John Pursley, recent recipient of a South Carolina Arts Commission fellowship, is pictured at his home in Greenville.
John Pursley’s book-length poem, a work in progress, focuses on a changing America as seen through a very personal lens. Image Credit: Clemson University Relations

John Pursley III, a senior lecturer in English at Clemson University, was recently awarded a fellowship by the South Carolina Arts Commission in support of his latest project, a book-length poem that reflects on tumultuous change in America.

Pursley, who is also director of the Clemson Literary Festival, was one of only two writers to receive the $5,000 fellowship for the 2021 fiscal year.

Pursley’s partner, novelist Sarah Blackman, was the other writer to garner the fellowship.

“We both found out the same day.

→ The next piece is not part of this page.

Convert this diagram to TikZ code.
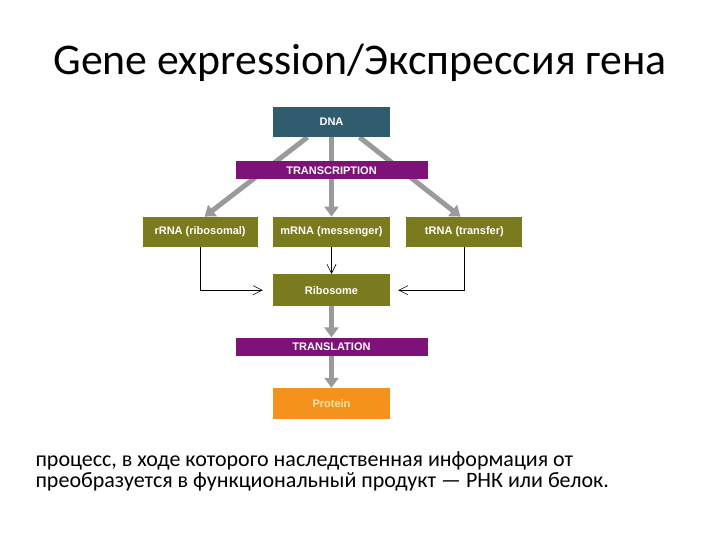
\documentclass[tikz,border=0pt]{standalone}
\usepackage{fontspec}
\setmainfont{Carlito}
\newfontfamily\boxfont{Liberation Sans}
\usetikzlibrary{arrows.meta, positioning, backgrounds}
\definecolor{dnateal}{HTML}{2F5D6E}
\definecolor{plum}{HTML}{7E1279}
\definecolor{olive2}{HTML}{7A7A1F}
\definecolor{orange2}{HTML}{F5921E}
\definecolor{arrowgrey}{HTML}{9A9A9A}
\definecolor{cream}{HTML}{FBE6A8}
\tikzset{
  box/.style={rectangle, fill=dnateal, minimum width=117pt, minimum height=30pt,
    inner sep=0pt, align=center, text=white, font=\boxfont\bfseries\fontsize{11}{13}\selectfont},
  boxOlive/.style={box, fill=olive2},
  boxOrange/.style={box, fill=orange2, text=cream},
  bar/.style={box, fill=plum, minimum width=192pt, minimum height=18pt},
  greyarrow/.style={-{Triangle[length=10pt, width=14pt]}, line width=5pt, arrowgrey},
  linearrow/.style={-{Straight Barb[length=9pt, width=9pt]}, semithick, black},
}

\begin{document}
\begin{tikzpicture}[x=1pt, y=-1pt, node distance=24pt]
\useasboundingbox (0,0) rectangle (720,540);
\node[font=\fontsize{43.8}{50}\selectfont, anchor=base] (title) at (360,75) {Gene expression/Экспрессия гена};
\node[box] (dna) at (331.5,122) {DNA};
\node[bar, below=of dna] (transcr) {TRANSCRIPTION};
\node[boxOlive, below=37pt of transcr] (mrna) {mRNA (messenger)};
\node[boxOlive, left=15pt of mrna, minimum width=115pt] (rrna) {rRNA (ribosomal)};
\node[boxOlive, right=16pt of mrna, minimum width=116pt] (trna) {tRNA (transfer)};
\node[boxOlive, below=27pt of mrna, minimum height=32pt] (ribo) {Ribosome};
\node[bar, below=31pt of ribo] (transl) {TRANSLATION};
\node[boxOrange, below=32pt of transl, minimum height=31pt] (prot) {Protein};
\begin{scope}[on background layer]
\draw[greyarrow] ([xshift=-24pt]dna.south) -- ([xshift=4.5pt]rrna.north);
\draw[greyarrow] (dna.south) -- (mrna.north);
\draw[greyarrow] ([xshift=28pt]dna.south) -- ([xshift=-4pt]trna.north);
\end{scope}
\draw[linearrow] (mrna.south) -- (ribo.north);
\draw[linearrow, shorten >=10pt] (rrna.south) |- (ribo.west);
\draw[linearrow, shorten >=8pt] (trna.south) |- (ribo.east);
\draw[greyarrow] (ribo.south) -- (transl.north);
\draw[greyarrow] (transl.south) -- (prot.north);
\node[anchor=base west, align=left, font=\fontsize{22}{21}\selectfont] (desc) at (32,487)
  {процесс, в ходе которого наследственная информация от\\
   преобразуется в функциональный продукт — РНК или белок.};
\end{tikzpicture}
\end{document}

It was a pretty good day,” Pursley said. “It’s a wonderful fellowship, particularly in the world of poetry.”

“Fellowships recognize and reward the artistic achievements of exceptional South Carolina individual artists,” said David Platts, executive director of the South Carolina Arts Commission. “Recognition from a fellowship lends artistic prestige and can often open doors to other resources and career opportunities.”

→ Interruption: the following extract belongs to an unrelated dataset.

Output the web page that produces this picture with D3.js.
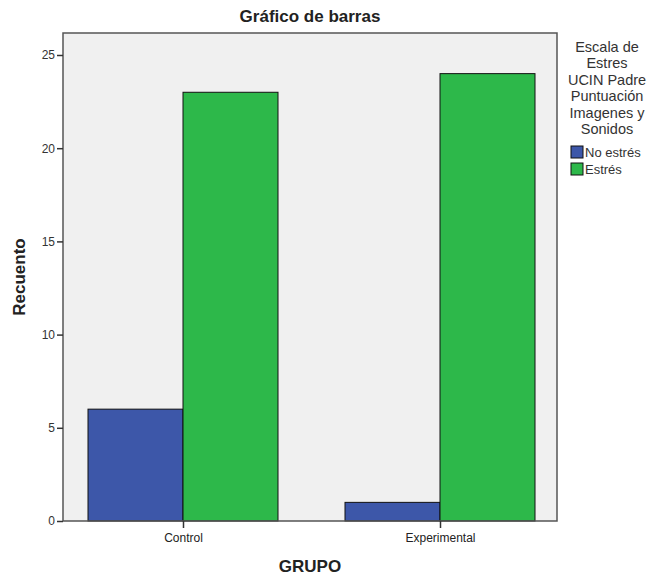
<!DOCTYPE html>
<html>
<head>
<meta charset="utf-8">
<script src="https://cdn.jsdelivr.net/npm/d3@7"></script>
<style>
  body { margin: 0; background: #fff; }
  text { font-family: "Liberation Sans", Arial, sans-serif; fill: #222; }
</style>
</head>
<body>
<script>
// data
var groups = ["Control", "Experimental"];
var keys = ["No estrés", "Estrés"];
var noEstres = [6, 1];
var estres = [23, 24];
var yTicks = [0, 5, 10, 15, 20, 25];
var legendTitle = ["Escala de", "Estres", "UCIN Padre", "Puntuación", "Imagenes y", "Sonidos"];

var colors = ["#3d57a9", "#2db84a"];

var data = groups.map(function(g, i) {
  return { group: g, values: [noEstres[i], estres[i]] };
});

var margin = {top: 33, right: 93, bottom: 56, left: 63},
    width = 650 - margin.left - margin.right,
    height = 577 - margin.top - margin.bottom;

var svg = d3.select("body").append("svg")
  .attr("width", 650)
  .attr("height", 577);

var g = svg.append("g")
  .attr("transform", "translate(" + margin.left + "," + margin.top + ")");

// scales
var x = d3.scalePoint().domain(groups).range([120, 377]);
var xSub = d3.scaleBand().domain(keys).range([-95, 95]);
var y = d3.scaleLinear().domain([0, 26.18]).range([height, 0]);

// plot background
g.append("rect")
  .attr("width", width)
  .attr("height", height)
  .style("fill", "#f0f0f0");

// bars
var grp = g.selectAll(".grp")
  .data(data)
  .enter().append("g")
  .attr("class", "grp")
  .attr("transform", function(d) { return "translate(" + x(d.group) + ",0)"; });

grp.selectAll("rect")
  .data(function(d) { return d.values.map(function(v, i) { return {key: keys[i], value: v, i: i}; }); })
  .enter().append("rect")
  .attr("x", function(d) { return xSub(d.key); })
  .attr("width", xSub.bandwidth())
  .attr("y", function(d) { return y(d.value); })
  .attr("height", function(d) { return height - y(d.value); })
  .style("fill", function(d) { return colors[d.i]; })
  .style("stroke", "#111")
  .style("stroke-width", 1);

// frame
g.append("rect")
  .attr("width", width)
  .attr("height", height)
  .style("fill", "none")
  .style("stroke", "#555")
  .style("stroke-width", 1.5);

// y axis
var yAxis = g.append("g")
  .call(d3.axisLeft(y).tickValues(yTicks).tickSize(6).tickPadding(2));
yAxis.select(".domain").remove();
yAxis.selectAll("line").style("stroke", "#333").style("stroke-width", 1.5);
yAxis.selectAll("text").style("font-size", "12px").style("fill", "#333")
  .style("font-family", "'Liberation Sans', Arial, sans-serif");

// x axis
var xAxis = g.append("g")
  .attr("transform", "translate(0," + height + ")")
  .call(d3.axisBottom(x).tickSize(7).tickPadding(5));
xAxis.select(".domain").remove();
xAxis.selectAll("line").style("stroke", "#333").style("stroke-width", 1.5);
xAxis.selectAll("text").style("font-size", "12px").style("fill", "#222")
  .style("font-family", "'Liberation Sans', Arial, sans-serif");

// title and axis labels
svg.append("text")
  .attr("x", margin.left + width / 2)
  .attr("y", 22)
  .attr("text-anchor", "middle")
  .style("font-size", "17px")
  .style("font-weight", "bold")
  .text("Gráfico de barras");

svg.append("text")
  .attr("x", margin.left + width / 2)
  .attr("y", 572)
  .attr("text-anchor", "middle")
  .style("font-size", "17px")
  .style("font-weight", "bold")
  .text("GRUPO");

svg.append("text")
  .attr("transform", "translate(25," + (margin.top + height / 2) + ") rotate(-90)")
  .attr("text-anchor", "middle")
  .style("font-size", "17px")
  .style("font-weight", "bold")
  .text("Recuento");

// legend
var legend = svg.append("g").attr("transform", "translate(607,0)");
legend.selectAll(".lt")
  .data(legendTitle)
  .enter().append("text")
  .attr("class", "lt")
  .attr("x", 0)
  .attr("y", function(d, i) { return 52 + i * 16.4; })
  .attr("text-anchor", "middle")
  .style("font-size", "14.5px")
  .style("fill", "#333")
  .text(function(d) { return d; });

var item = legend.selectAll(".li")
  .data(keys)
  .enter().append("g")
  .attr("class", "li")
  .attr("transform", function(d, i) { return "translate(-36," + (146 + i * 17) + ")"; });

item.append("rect")
  .attr("width", 12)
  .attr("height", 12)
  .style("fill", function(d, i) { return colors[i]; })
  .style("stroke", "#111");

item.append("text")
  .attr("x", 14)
  .attr("y", 11)
  .style("font-size", "13px")
  .style("fill", "#333")
  .text(function(d) { return d; });
</script>
</body>
</html>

Pursley’s as-yet unnamed poem looks at contemporary events and American myths through a personal lens.

“I think it’s really about the rapidity at which the world is changing, and how the world I once knew is gone,” he said.

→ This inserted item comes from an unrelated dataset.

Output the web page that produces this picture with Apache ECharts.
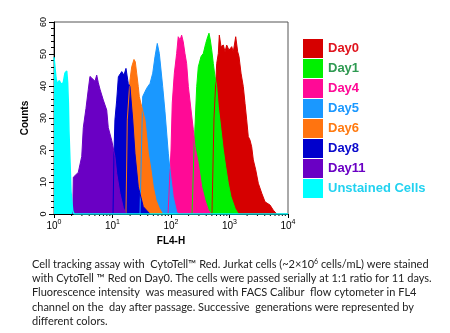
<!DOCTYPE html>
<html><head><meta charset="utf-8">
<script src="https://cdn.jsdelivr.net/npm/echarts@6/dist/echarts.min.js"></script>
<style>html,body{margin:0;padding:0;background:#fff}#c{width:450px;height:333px}</style>
</head><body><div id="c"></div>
<script>
// FL4-H intensity, counts
const day0 = [[502,0],[543,30],[604,47],[644,50.2],[670,55.9],[716,52.3],[784,52.8],[838,50.7],[896,52.8],[980,51.2],[1091,52.3],[1161,50.7],[1277,55.4],[1381,50.7],[1453,49.2],[1574,44],[1722,39.8],[1841,34.6],[1967,29.4],[2094,24.2],[2240,23.1],[2394,21],[2553,16.9],[2806,13.8],[3107,9.6],[3556,6.5],[4047,3.8],[4924,2.8],[5610,1.2],[6412,0]];
const day1 = [[229,0],[247,20],[275,39.8],[293,46],[326,49.2],[357,50.2],[392,53.3],[424,55.4],[446,56.5],[470,54.4],[497,51.2],[529,47],[565,42.9],[604,39.8],[644,33.5],[716,26.3],[784,20],[861,14.8],[953,9.6],[1061,5.4],[1242,1.8],[1413,0]];
const day4 = [[89,0],[100,20],[105,34.6],[114,44],[125,50.2],[133,55.4],[143,54.4],[152,55.9],[162,53.8],[173,50.2],[185,47],[198,39.8],[220,32.5],[241,26.3],[257,21],[293,15.8],[335,8.5],[381,4.4],[434,1.3],[483,0]];
const day5 = [[29.5,0],[32.8,36.7],[38.4,39.3],[43.8,40.8],[48.7,44],[53.3,49.2],[58.3,53.3],[63.1,50.2],[67.5,45],[72.1,39.8],[78.9,32],[89.9,19],[96.1,13.8],[109,5.4],[125,0.7],[132,0]];
const day6 = [[17.0,0],[17.9,29.4],[19.9,41.9],[21.3,46],[23.3,48.3],[24.5,47.6],[25.9,44],[27.6,39.8],[28.7,36.7],[31.6,33.5],[35.9,29.4],[38.4,24.2],[40.9,19],[45.5,13.8],[49.8,8.5],[55.4,4.4],[63.1,1.8],[72.1,0]];
const day8 = [[10.2,0],[10.6,19],[11.0,29.4],[11.8,35.6],[12.6,42.9],[14.4,44.5],[15.7,43.4],[17.0,45.5],[18.6,40.8],[19.9,39.8],[22.2,29.4],[24.2,19],[27.6,8.5],[33.6,2.3],[43.8,0]];
const day11 = [[2.09,0],[2.14,11.5],[2.60,13],[2.98,18],[3.17,27],[3.52,33],[3.86,39],[4.12,43],[4.41,43.4],[5.02,41.5],[5.37,43.4],[5.72,41],[6.11,39],[6.96,35.6],[7.96,32.5],[8.47,27],[9.69,23],[11.0,18],[11.8,12.7],[13.4,6.5],[15.3,2],[17.0,0]];
const unstained = [[1.0,49],[1.04,48.5],[1.08,42.5],[1.14,40.6],[1.23,41.7],[1.32,40.6],[1.44,41],[1.54,44],[1.65,44.7],[1.71,41],[1.76,34.7],[1.80,26],[1.88,16],[1.95,7],[2.09,1],[2.2,0],[10000,0]];

const seriesNames = ['Day0','Day1','Day4','Day5','Day6','Day8','Day11','Unstained Cells'];
const seriesData = [day0, day1, day4, day5, day6, day8, day11, unstained];
const fillColors = ['#d60000','#00f000','#ff0a96','#1a98ff','#ff7410','#0000cc','#6a00c4','#00ffff'];
const textColors = ['#e0141e','#2e9a52','#ff0a96','#1a98ff','#ff7a10','#0a0acc','#6a00c4','#22d2f0'];
const xTicks = [1,10,100,1000,10000];
const yTicks = [0,10,20,30,40,50,60];
const caption = [
 'Cell tracking assay with  CytoTell\u2122 Red. Jurkat cells (~2\u00d710{s|6} cells/mL) were stained',
 'with CytoTell \u2122 Red on Day0. The cells were passed serially at 1:1 ratio for 11 days.',
 'Fluorescence intensity  was measured with FACS Calibur  flow cytometer in FL4',
 'channel on the  day after passage. Successive  generations were represented by',
 'different colors.'
];

const chart = echarts.init(document.getElementById('c'), null, {renderer:'canvas'});
const series = seriesNames.map((n,i)=>({
  name:n, type:'line', data:seriesData[i], symbol:'none', animation:false,
  lineStyle:{color:fillColors[i], width: i===7?1.5:1},
  itemStyle:{color:fillColors[i]},
  areaStyle:{color:fillColors[i], opacity:1}
}));
const graphics = caption.map((t,i)=>({
  type:'text', left:32, top:258+i*14.5,
  style:{text:t, font:'11px Lato', fill:'#222',
    rich:{s:{fontFamily:'Lato', fontSize:7, fill:'#222', padding:[0,0,5,0]}}}
}));
chart.setOption({
  animation:false,
  grid:{left:54, top:22, width:234, height:192, show:true, borderColor:'#555', borderWidth:1, backgroundColor:'transparent'},
  legend:{
    orient:'vertical', left:303, top:39, padding:0, itemWidth:20, itemHeight:19, itemGap:1,
    selectedMode:false, icon:'rect',
    textStyle:{fontFamily:'Arial', fontWeight:'bold', fontSize:13},
    data:seriesNames.map((n,i)=>({name:n, textStyle:{color:textColors[i]}, itemStyle:{color:fillColors[i]}}))
  },
  xAxis:{
    type:'log', logBase:10, min:xTicks[0], max:xTicks[xTicks.length-1],
    name:'FL4-H', nameLocation:'middle', nameGap:21,
    nameTextStyle:{fontFamily:'Arial', fontWeight:'bold', fontSize:10, color:'#000'},
    axisLine:{lineStyle:{color:'#000'}},
    axisTick:{length:4, lineStyle:{color:'#000'}},
    splitLine:{show:false},
    axisLabel:{margin:4, formatter:v=>'{b|10}{s|'+Math.round(Math.log10(v))+'}',
      rich:{b:{fontFamily:'Arial', fontSize:10, color:'#000', padding:[3,0,0,0]}, s:{fontFamily:'Arial', fontSize:7, color:'#000', padding:[0,0,4,0]}}}
  },
  yAxis:{
    type:'value', min:yTicks[0], max:yTicks[yTicks.length-1], interval:10,
    name:'Counts', nameLocation:'middle', nameGap:24, nameRotate:90,
    nameTextStyle:{fontFamily:'Arial', fontWeight:'bold', fontSize:10, color:'#000'},
    axisLine:{show:true, lineStyle:{color:'#000'}},
    axisTick:{show:true, length:5, lineStyle:{color:'#000'}},
    minorTick:{show:true, splitNumber:5, length:3, lineStyle:{color:'#000'}},
    splitLine:{show:false},
    axisLabel:{rotate:90, fontFamily:'Arial', fontSize:9, color:'#000', margin:6}
  },
  series:series,
  graphic:graphics
});
// minor log ticks
const minor = [];
const y0 = chart.convertToPixel({yAxisIndex:0}, 0);
for (let n=0;n<4;n++) for (let k=2;k<10;k++){
  const px = chart.convertToPixel({xAxisIndex:0}, k*Math.pow(10,n));
  minor.push({type:'line', shape:{x1:px, y1:y0, x2:px, y2:y0+2}, style:{stroke:'#000', lineWidth:1}, silent:true});
}
chart.setOption({graphic:graphics.concat(minor)});
</script></body></html>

Much of that change over the past few years has been positive, Pursley said, “rectifying the wrongs of the past.”

Arts Commission fellowships were awarded based on the recommendations of out-of-state judges who reviewed anonymous work samples.

Pursley is writing his poem in free verse, crafting every line to be the exact same length, a feat that one of the judges called “extremely compelling” and “an audacious ambition.”

“This kind of long-form lyric verse is exceedingly difficult to pull off, especially given a unified measure of line length,” said panelist Sandra Beasley, “but the poet has demonstrably finessed each phrasing and break to complement the constraint.”

Pursley hopes to complete the poem within a year.

Poetry is Pursley’s primary literary focus, although he also writes fiction and non-fiction. Among his books is a volume of poetry, “If You Have Ghosts.” His work has been published in Poetry, the Colorado Review, and the Western Humanities Review, among others.

Now beginning his 12th year at Clemson, Pursley teaches creative writing as well as 20th and 21st century literature.

Due to COVID-19, Pursley had to cancel this year’s Clemson Literary Festival but all writers scheduled to speak this year have been engaged to appear at next year’s festival.

Pursley earned his B.A. in English at the University of Missouri-Columbia and an MFA in creative writing at the University of Alabama-Tuscaloosa.

Blackman is the director of creative writing at the Fine Arts Center, a magnet high school for the arts in Greenville. She is also co-editor of fiction for Diagram and the founding editor of Crashtest, an online magazine for writers in high school. Her debut novel “Hex” was published in 2016. Blackman spoke at the Clemson Literary Festival in 2019.

The state arts commission awards only four fellowships every year in rotating disciplines. In addition to Pursley and Blackman, fellowships went to choreographer Erin Bailey and dancer Tanya Wideman-Davis, both of Richland County.

“The fellowship program is one of the many ways the South Carolina Arts Commission shows commitment to artistic development and sustainability through its support of South Carolina creatives,” Platts said.